24 Mar Autoimmune Conditions that Affect Fertility
There are numerous autoimmune conditions that can affect one’s ability to be able to conceive. Autoimmune conditions are those where the body’s own immune system produces proteins, called autoantibodies, which attack normal cells and tissues. We’re not entirely sure why this occurs but certain factors have been theorized such as previous infections, especially viral ones, and environmental and genetic issues seem to play a role in the development of these conditions.

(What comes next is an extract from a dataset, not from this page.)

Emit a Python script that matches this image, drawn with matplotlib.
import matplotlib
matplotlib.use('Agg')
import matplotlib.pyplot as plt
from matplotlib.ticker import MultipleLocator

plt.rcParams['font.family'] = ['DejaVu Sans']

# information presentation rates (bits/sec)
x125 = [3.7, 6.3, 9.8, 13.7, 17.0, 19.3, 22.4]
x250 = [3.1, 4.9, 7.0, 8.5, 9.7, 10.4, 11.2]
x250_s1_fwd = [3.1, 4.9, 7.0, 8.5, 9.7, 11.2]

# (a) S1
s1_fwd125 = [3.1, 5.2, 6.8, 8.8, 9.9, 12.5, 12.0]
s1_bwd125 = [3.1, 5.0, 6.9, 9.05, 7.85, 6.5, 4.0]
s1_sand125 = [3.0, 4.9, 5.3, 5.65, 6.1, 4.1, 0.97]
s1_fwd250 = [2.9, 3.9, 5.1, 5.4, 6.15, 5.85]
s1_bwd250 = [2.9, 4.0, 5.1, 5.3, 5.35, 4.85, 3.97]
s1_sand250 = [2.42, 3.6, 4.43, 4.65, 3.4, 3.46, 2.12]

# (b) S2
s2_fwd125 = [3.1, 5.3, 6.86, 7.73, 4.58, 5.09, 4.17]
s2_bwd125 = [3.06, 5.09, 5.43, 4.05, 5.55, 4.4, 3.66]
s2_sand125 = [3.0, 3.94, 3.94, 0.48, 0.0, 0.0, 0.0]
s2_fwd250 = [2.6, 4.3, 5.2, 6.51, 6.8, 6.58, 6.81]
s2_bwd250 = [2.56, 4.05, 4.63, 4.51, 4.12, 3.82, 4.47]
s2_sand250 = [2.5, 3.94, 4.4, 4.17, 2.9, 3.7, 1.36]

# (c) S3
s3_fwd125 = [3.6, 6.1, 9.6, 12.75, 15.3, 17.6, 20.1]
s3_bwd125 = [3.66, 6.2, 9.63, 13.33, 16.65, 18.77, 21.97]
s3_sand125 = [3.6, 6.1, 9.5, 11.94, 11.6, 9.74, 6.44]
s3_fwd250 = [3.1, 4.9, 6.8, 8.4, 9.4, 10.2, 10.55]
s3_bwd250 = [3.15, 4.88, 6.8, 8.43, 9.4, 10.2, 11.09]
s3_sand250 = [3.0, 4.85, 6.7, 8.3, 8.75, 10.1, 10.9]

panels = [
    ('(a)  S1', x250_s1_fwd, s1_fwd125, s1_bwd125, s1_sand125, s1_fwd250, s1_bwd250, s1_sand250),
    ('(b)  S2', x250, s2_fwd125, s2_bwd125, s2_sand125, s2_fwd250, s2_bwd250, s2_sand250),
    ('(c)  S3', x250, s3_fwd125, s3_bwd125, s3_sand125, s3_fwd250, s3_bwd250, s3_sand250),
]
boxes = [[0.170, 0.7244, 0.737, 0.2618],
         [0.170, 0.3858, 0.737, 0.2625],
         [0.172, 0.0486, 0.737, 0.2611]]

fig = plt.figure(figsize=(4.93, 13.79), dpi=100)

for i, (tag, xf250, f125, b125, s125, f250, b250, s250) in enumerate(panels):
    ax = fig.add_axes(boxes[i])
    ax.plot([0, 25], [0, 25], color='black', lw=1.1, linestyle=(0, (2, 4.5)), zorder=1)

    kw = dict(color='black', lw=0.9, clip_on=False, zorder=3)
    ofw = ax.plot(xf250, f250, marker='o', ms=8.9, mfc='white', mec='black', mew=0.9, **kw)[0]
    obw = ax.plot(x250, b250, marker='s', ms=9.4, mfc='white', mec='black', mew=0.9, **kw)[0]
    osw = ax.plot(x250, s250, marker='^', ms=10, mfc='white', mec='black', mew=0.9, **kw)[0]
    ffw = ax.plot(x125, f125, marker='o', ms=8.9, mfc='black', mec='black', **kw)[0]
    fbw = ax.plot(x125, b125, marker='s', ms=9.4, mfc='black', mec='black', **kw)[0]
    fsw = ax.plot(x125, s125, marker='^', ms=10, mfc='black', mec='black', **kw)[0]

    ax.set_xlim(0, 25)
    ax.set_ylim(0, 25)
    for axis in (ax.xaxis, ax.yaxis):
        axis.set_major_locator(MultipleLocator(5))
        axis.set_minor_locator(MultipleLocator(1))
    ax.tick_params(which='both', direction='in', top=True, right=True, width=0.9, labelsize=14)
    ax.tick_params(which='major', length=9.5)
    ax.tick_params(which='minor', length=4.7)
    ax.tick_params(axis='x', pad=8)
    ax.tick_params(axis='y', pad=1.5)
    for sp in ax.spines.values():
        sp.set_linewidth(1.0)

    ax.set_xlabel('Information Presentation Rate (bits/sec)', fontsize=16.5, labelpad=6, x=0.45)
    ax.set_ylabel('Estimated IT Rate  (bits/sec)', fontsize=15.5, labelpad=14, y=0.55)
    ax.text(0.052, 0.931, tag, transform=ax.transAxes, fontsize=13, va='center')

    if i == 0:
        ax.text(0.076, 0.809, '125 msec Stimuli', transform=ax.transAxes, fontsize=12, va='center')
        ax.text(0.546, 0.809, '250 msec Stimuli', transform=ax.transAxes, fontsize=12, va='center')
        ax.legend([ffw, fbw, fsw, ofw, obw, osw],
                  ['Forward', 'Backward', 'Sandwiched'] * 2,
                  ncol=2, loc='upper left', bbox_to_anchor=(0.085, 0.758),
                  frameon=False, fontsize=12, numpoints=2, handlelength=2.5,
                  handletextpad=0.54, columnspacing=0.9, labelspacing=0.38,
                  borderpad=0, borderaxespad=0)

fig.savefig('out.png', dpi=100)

Women are also more likely than men to develop autoimmune diseases. The reasons may be as follows:
- Women have a more advanced immune system than men which allows them to recover faster from acute illnesses. However, this does allow the possibility for something to go wrong during the functioning of the immune system thereby increasing the chances of developing an autoimmune disease.
- Sex chromosome differences also seem to play a role although further research is needed to test this theory further. The hypothesis is that since certain autoimmune conditions are linked to the presence of an X chromosome, women are at a higher risk of developing such an autoimmune condition because they have two X chromosomes and men have only one, thereby reducing their risk because their other Y chromosome offers protection.

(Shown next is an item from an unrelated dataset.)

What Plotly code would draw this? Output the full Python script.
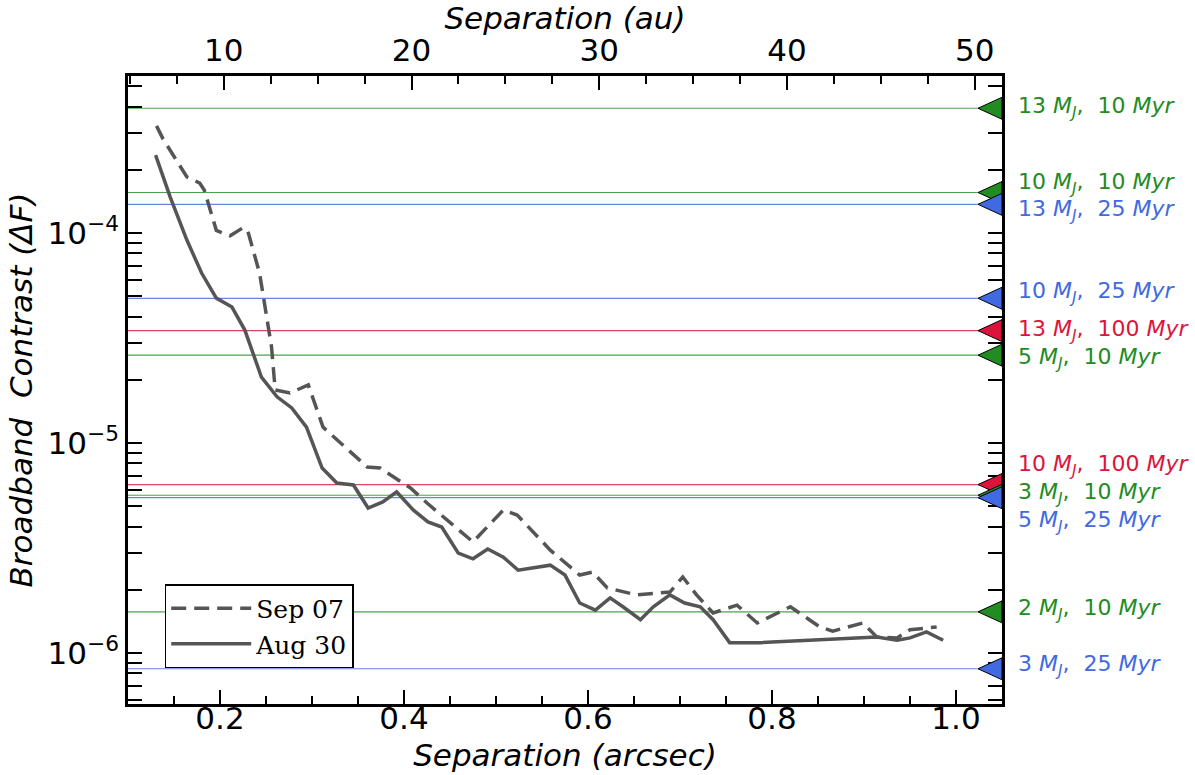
import numpy as np
import plotly.graph_objects as go

# ---------------- data ----------------
sep07_x = [0.131, 0.138, 0.164, 0.178, 0.183, 0.196, 0.211, 0.225, 0.230, 0.243, 0.256,
           0.260, 0.276, 0.296, 0.312, 0.330, 0.360, 0.374, 0.407, 0.425, 0.475, 0.508,
           0.523, 0.559, 0.591, 0.605, 0.621, 0.653, 0.689, 0.703, 0.718, 0.736, 0.762,
           0.784, 0.820, 0.852, 0.866, 0.899, 0.914, 0.936, 0.950, 0.979]
sep07_y = [3.24e-4, 2.81e-4, 1.85e-4, 1.73e-4, 1.60e-4, 1.03e-4, 9.7e-5, 1.06e-4, 1.03e-4,
           6.45e-5, 2.87e-5, 1.79e-5, 1.73e-5, 1.89e-5, 1.19e-5, 1.01e-5, 7.69e-6, 7.60e-6,
           6.11e-6, 5.18e-6, 3.38e-6, 4.80e-6, 4.54e-6, 3.09e-6, 2.35e-6, 2.43e-6, 2.04e-6,
           1.89e-6, 1.95e-6, 2.30e-6, 1.89e-6, 1.55e-6, 1.69e-6, 1.39e-6, 1.66e-6, 1.33e-6,
           1.27e-6, 1.39e-6, 1.19e-6, 1.18e-6, 1.29e-6, 1.33e-6]

aug30_x = [0.130, 0.146, 0.164, 0.180, 0.196, 0.213, 0.227, 0.245, 0.262, 0.278, 0.294,
           0.311, 0.327, 0.345, 0.361, 0.377, 0.392, 0.410, 0.426, 0.441, 0.459, 0.475,
           0.491, 0.508, 0.524, 0.540, 0.559, 0.575, 0.591, 0.608, 0.624, 0.638, 0.657,
           0.671, 0.689, 0.705, 0.722, 0.736, 0.754, 0.787, 0.914, 0.936, 0.950, 0.968, 0.986]
aug30_y = [2.35e-4, 1.48e-4, 9.26e-5, 6.45e-5, 4.90e-5, 4.44e-5, 3.45e-5, 2.06e-5, 1.66e-5,
           1.47e-5, 1.19e-5, 7.60e-6, 6.45e-6, 6.31e-6, 4.90e-6, 5.24e-6, 5.85e-6, 4.80e-6,
           4.21e-6, 3.98e-6, 2.99e-6, 2.81e-6, 3.13e-6, 2.86e-6, 2.48e-6, 2.54e-6, 2.62e-6,
           2.35e-6, 1.73e-6, 1.60e-6, 1.83e-6, 1.66e-6, 1.44e-6, 1.66e-6, 1.89e-6, 1.73e-6,
           1.66e-6, 1.44e-6, 1.12e-6, 1.12e-6, 1.19e-6, 1.15e-6, 1.18e-6, 1.26e-6, 1.15e-6]

model_mass = [13, 10, 13, 10, 13, 5, 10, 3, 5, 2, 3]
model_age = [10, 10, 25, 25, 100, 10, 100, 10, 25, 10, 25]
model_contrast = [3.93e-4, 1.56e-4, 1.37e-4, 4.89e-5, 3.43e-5, 2.62e-5,
                  6.34e-6, 5.64e-6, 5.49e-6, 1.57e-6, 8.41e-7]
label_shift_px = [1, 9, -6, 6, 0, -3, 19, 2, -24, 2, 3]

age_colors = {10: "#228B22", 25: "#4169E1", 100: "#DC143C"}

DIST_PC = 49.0
x_range = [0.1, 1.05]
y_range_log = [-6.243, -3.252]

y_major = [1e-6, 1e-5, 1e-4]
y_major_text = ["10<sup>\u22126</sup>", "10<sup>\u22125</sup>", "10<sup>\u22124</sup>"]
y_minor = [m * 10.0 ** e for e in range(-7, -3) for m in range(2, 10)]

FONT = "DejaVu Sans"
CURVE = "#555555"

# ---------------- figure ----------------
fig = go.Figure()
fig.add_trace(go.Scatter(x=sep07_x, y=sep07_y, mode="lines", name="Sep 07",
                         line=dict(color=CURVE, width=3.5, dash="15px,8px")))
fig.add_trace(go.Scatter(x=aug30_x, y=aug30_y, mode="lines", name="Aug 30",
                         line=dict(color=CURVE, width=3.5)))
# helper (invisible) trace to activate the top au axis
fig.add_trace(go.Scatter(x=[v * DIST_PC for v in aug30_x], y=aug30_y, xaxis="x2",
                         mode="lines", line=dict(width=0), opacity=0,
                         hoverinfo="skip", showlegend=False))

shapes = []
annotations = []
for m, a, c, s in zip(model_mass, model_age, model_contrast, label_shift_px):
    col = age_colors[a]
    shapes.append(dict(type="line", xref="paper", x0=0, x1=1, yref="y", y0=c, y1=c,
                       line=dict(color=col, width=1.2), opacity=0.8, layer="below"))
    shapes.append(dict(type="path", xref="paper", xsizemode="pixel", xanchor=1,
                       yref="y", ysizemode="pixel", yanchor=c,
                       path="M -24,0 L 0,11 L 0,-11 Z",
                       fillcolor=col, line=dict(color="black", width=1), layer="above"))
    annotations.append(dict(xref="paper", x=1.016, xanchor="left", yref="y",
                            y=float(np.log10(c)),
                            yanchor="middle", yshift=s, showarrow=False,
                            text=f"{m} <i>M</i><sub><i>J</i></sub>,&nbsp; {a} <i>Myr</i>",
                            font=dict(family=FONT, size=22, color=col)))

fig.update_layout(
    width=1195, height=775,
    margin=dict(l=128, r=193, t=76, b=71, autoexpand=False),
    paper_bgcolor="white", plot_bgcolor="rgba(0,0,0,0)",
    font=dict(family=FONT, size=31, color="black"),
    shapes=shapes, annotations=annotations,
    showlegend=True,
    legend=dict(x=0.042, y=0.191, xanchor="left", yanchor="top",
                bgcolor="white", bordercolor="black", borderwidth=1.5,
                font=dict(family="DejaVu Serif", size=25, color="black"),
                tracegroupgap=0, itemwidth=80),
    xaxis=dict(range=x_range, tick0=0, dtick=0.2, tickformat=".1f", automargin=False,
               ticks="inside", ticklen=14, tickwidth=2, tickcolor="black",
               ticklabelstandoff=-15,
               minor=dict(dtick=0.05, ticks="inside", ticklen=8, tickwidth=1.5, tickcolor="black"),
               showline=True, linewidth=2.5, linecolor="black", mirror=False,
               showgrid=False, zeroline=False,
               title=dict(text="<i>Separation (arcsec)</i>", standoff=10,
                          font=dict(family=FONT, size=31))),
    xaxis2=dict(range=[v * DIST_PC for v in x_range], overlaying="x", side="top", anchor="y",
                tick0=0, dtick=10, automargin=False,
                ticks="inside", ticklen=14, tickwidth=2, tickcolor="black",
                minor=dict(dtick=2.5, ticks="inside", ticklen=8, tickwidth=1.5, tickcolor="black"),
                showline=True, linewidth=2.5, linecolor="black",
                showgrid=False, zeroline=False,
                title=dict(text="<i>Separation (au)</i>", standoff=8,
                           font=dict(family=FONT, size=31))),
    yaxis=dict(type="log", range=y_range_log, automargin=False,
               tickmode="array", tickvals=y_major, ticktext=y_major_text,
               ticks="inside", ticklen=14, tickwidth=2, tickcolor="black",
               minor=dict(tickmode="array", tickvals=y_minor, ticks="inside",
                          ticklen=8, tickwidth=1.5, tickcolor="black"),
               showline=True, linewidth=2.5, linecolor="black", mirror="allticks",
               showgrid=False, zeroline=False,
               title=dict(text="<i>Broadband  Contrast (\u0394F)</i>", standoff=6,
                          font=dict(family=FONT, size=31))),
)

fig.write_html("out.html")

Autoimmune Conditions Affecting Fertility
The following are just some of the most common autoimmune conditions that make it more difficult for women and men to conceive.
- Endometriosis – this condition has many autoimmune components associated with it including elevated inflammatory markers such as cytokines. The condition is also linked to the development of B and T-cell dysfunction which leads to immune system abnormalities as well as cellular death and tissue damage.

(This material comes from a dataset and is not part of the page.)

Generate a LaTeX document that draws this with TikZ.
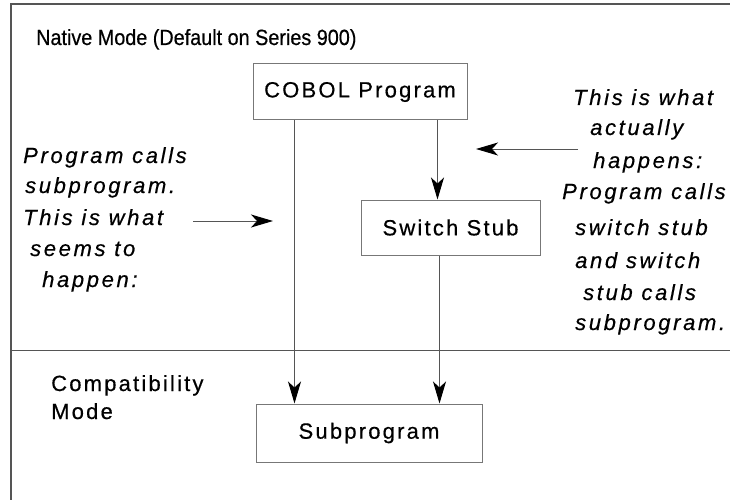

- Autoimmune thyroid disease – antithyroid antibodies have been linked with an increased risk of pregnancy loss. The condition, even in the absence of an underactive thyroid (hypothyroidism), has been associated with infertility and even a decreased response to fertility treatment. Autoimmune thyroid disease may result in either an over or underactive thyroid.
- Systemic lupus erythematosus (SLE), Raynaud’s syndrome and Sjogren’s syndrome – these conditions are associated with the presence of antinuclear antibodies which are linked to infertility.
- Addison’s disease – the condition is associated with dysfunction of the adrenal glands due to antibodies damaging these organs and is linked to the production of anti-ovarian antibodies that end up causing ovarian dysfunction thus affecting fertility.
- Celiac disease – caused by an allergy to gluten, the body reacts by producing antibodies that attack and damage the lining of the small intestine. This leads to nutritional deficiencies that increase the risk of infertility as well as recurrent miscarriages and pregnancy complications.
- Antiphospholipid syndrome – this condition is caused by an immune reaction against certain fats in the bloodstream called phospholipids which results in the blood becoming hypercoagulable (thicker). The condition has been associated not only with recurrent miscarriages in affected women but also a reproductive failure.
Anti-sperm antibodies – a condition that can occur in either men or women, anti-sperm antibodies can be found in men after a vasectomy procedure and this makes reversing the procedure very difficult. These antibodies can make it difficult for sperm to travel since they attach to their tails as well as make it difficult for the sex cells to penetrate the egg.